Task: Find single closest point in 1M points

Machine 1 finds closest in its 100K: takes 100ms
Machine 2 finds closest in its 100K: takes 100ms
...
All machines done in 100ms (parallelized)
But now you need to find: closest of 10 closest = 1ms
Total: ~100ms (not 1000ms / 10 = 100ms)
Parallelization gives almost NO benefit

Part 5: Summary

Three techniques work together: First, reduce the search space aggressively (metadata filtering, spatial hashing) so you’re not doing expensive work on everything. Second, build a pipeline where cheap stages filter before expensive stages—this multiplies your reductions. Third, parallelize only the independent work (batch processing), not dependencies (finding global best).

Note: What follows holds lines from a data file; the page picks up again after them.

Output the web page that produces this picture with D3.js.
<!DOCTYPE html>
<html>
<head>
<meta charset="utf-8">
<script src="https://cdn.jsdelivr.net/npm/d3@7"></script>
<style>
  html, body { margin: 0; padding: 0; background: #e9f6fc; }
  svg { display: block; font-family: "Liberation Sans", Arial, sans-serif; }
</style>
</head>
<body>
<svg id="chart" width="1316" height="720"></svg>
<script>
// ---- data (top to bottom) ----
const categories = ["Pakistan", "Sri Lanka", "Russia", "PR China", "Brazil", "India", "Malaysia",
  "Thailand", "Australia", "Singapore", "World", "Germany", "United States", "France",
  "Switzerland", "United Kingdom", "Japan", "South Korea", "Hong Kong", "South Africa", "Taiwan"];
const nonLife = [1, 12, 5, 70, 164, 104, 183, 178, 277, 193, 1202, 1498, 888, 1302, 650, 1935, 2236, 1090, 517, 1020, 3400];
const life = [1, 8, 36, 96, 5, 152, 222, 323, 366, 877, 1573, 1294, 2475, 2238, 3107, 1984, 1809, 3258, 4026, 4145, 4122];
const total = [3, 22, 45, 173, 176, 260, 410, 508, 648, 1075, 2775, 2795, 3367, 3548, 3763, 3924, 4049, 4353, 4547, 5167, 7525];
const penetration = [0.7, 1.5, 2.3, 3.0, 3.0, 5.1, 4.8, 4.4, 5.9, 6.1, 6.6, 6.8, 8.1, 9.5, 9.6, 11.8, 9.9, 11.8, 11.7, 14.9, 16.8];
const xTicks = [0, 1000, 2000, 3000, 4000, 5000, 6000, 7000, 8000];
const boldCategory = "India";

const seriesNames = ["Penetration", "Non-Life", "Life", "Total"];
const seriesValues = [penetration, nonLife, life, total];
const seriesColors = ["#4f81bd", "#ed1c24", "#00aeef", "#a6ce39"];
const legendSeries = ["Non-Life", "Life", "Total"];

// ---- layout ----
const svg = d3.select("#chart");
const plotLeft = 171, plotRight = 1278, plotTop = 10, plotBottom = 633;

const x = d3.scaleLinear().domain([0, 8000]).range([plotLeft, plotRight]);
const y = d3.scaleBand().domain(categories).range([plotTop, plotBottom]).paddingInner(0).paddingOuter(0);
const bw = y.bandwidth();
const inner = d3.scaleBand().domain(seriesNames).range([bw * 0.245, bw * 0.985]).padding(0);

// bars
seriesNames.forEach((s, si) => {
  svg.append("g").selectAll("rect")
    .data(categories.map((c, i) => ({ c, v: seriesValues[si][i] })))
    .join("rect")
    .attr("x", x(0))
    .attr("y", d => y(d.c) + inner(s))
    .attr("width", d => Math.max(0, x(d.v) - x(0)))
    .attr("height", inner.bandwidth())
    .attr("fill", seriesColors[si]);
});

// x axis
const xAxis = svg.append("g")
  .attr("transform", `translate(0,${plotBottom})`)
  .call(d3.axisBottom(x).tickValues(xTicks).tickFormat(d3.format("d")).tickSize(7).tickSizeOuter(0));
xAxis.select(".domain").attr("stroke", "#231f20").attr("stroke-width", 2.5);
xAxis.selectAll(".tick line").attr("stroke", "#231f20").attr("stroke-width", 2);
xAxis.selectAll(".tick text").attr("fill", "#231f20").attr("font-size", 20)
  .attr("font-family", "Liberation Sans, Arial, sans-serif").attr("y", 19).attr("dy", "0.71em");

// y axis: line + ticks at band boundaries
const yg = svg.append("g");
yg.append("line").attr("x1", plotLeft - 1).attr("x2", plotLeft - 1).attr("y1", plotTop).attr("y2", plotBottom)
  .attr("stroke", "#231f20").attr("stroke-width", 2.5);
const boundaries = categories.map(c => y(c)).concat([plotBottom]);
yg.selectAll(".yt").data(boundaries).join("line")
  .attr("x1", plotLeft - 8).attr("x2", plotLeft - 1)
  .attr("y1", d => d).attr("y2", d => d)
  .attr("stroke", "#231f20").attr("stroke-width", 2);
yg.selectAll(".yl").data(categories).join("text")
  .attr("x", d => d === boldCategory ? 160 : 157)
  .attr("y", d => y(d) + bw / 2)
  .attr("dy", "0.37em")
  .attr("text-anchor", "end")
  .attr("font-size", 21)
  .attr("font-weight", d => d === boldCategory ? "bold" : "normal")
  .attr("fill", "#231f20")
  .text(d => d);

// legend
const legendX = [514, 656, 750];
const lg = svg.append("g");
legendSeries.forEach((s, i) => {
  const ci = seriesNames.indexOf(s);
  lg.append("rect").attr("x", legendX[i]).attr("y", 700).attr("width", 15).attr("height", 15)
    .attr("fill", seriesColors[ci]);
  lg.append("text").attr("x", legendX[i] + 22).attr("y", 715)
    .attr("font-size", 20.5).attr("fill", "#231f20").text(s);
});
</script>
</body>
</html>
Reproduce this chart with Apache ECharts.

For example, finding similar images: instead of checking 1M images with a CNN (14 hours), filter to 50K with metadata (cheap), then 5K with rough features, then run the expensive CNN—total ~2 seconds.


Key Takeaways to Remember

Challenge Solution Example Speedup
Problem too big Candidate filtering 50x–1000x
Expensive stage Pipeline (cheap first) 10x–100x
Purely parallelizable work Add machines Linear (N machines = N× speedup)
Sequential dependencies Better algorithm Can’t parallelize